In the coming months, I hope to build this tool out such that a band can put their Bandcamp URL in and select a city they want to play in, and it will return the 10 most relevant bands for them to reach out to. I also intend to incorporate similar total size of following, either from total Bandcamp followers or from something like Facebook "likes" or Soundcloud followers. An even better tool might simply email the band whenever a similar act is playing in one of the cities they are tracking à la Bandisintown.
Going by number of overlapping album purchasers is really only a start. This approach addresses the question a bit more robustly than shared tags, for example, since ultimately, we're looking for appeal to similar fan bases. However, if there's too much overlap of fan bases, it might not be optimal to book the bands together. That is, if Artist A and Artist B have too strongly overlapping of fan bases, you don't really get many extra people at the show by booking both of them instead of just one. This is really important to venues, whose economic goal is ultimately to sell their whole club out every night of the week. In future iterations, I intend to experiment with different metrics of similarity.

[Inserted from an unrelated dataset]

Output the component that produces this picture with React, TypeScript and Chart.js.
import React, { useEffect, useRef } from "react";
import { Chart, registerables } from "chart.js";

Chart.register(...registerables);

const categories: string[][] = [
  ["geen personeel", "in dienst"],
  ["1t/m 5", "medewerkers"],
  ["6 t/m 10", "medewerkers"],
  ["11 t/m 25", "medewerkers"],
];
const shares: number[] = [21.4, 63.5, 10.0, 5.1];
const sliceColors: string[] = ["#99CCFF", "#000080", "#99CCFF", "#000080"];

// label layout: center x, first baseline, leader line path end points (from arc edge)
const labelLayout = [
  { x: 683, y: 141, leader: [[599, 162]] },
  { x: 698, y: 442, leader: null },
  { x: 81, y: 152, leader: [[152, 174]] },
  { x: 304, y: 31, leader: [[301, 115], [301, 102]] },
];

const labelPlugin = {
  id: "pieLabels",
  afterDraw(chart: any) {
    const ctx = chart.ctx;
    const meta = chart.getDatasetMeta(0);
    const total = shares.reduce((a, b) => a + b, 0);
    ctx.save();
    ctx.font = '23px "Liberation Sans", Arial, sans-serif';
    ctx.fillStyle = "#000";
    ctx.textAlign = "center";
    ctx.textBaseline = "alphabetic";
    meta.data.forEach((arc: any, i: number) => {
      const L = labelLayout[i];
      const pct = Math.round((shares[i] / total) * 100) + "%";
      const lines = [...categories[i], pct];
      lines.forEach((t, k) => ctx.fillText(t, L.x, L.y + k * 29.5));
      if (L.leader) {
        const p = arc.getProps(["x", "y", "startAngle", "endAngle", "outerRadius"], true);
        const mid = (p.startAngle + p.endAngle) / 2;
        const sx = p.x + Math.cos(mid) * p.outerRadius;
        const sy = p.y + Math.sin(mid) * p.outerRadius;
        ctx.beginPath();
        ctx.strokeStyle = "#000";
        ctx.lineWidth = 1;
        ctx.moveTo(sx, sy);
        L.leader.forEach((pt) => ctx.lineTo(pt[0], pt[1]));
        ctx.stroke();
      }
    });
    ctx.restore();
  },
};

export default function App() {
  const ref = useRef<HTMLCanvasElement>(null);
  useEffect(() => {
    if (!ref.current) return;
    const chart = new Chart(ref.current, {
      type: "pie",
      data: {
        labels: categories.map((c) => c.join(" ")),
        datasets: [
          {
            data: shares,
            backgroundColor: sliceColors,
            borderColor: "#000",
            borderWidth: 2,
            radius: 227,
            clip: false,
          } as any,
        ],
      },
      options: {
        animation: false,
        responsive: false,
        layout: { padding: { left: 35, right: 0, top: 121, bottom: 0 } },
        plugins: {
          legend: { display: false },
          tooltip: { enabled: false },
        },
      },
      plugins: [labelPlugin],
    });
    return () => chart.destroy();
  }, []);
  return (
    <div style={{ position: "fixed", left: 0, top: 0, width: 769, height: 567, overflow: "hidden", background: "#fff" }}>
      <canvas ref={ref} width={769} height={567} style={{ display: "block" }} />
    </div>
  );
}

Another next step could involve integrating Songkick data about what artists have played at what venues and also recommending venues to bands that other bands similar to them have played at in the past. On the venue side, if venues could be convinced to share their sales information, this tool could provide a prediction for the number of tickets a given bill of artists on a given night can be expected to sell (since the same bill would likely draw less people on a Tuesday night, for example, than a Friday). As I refine this tool and make it available online, I hope it will help bands book more great shows, and successful tours.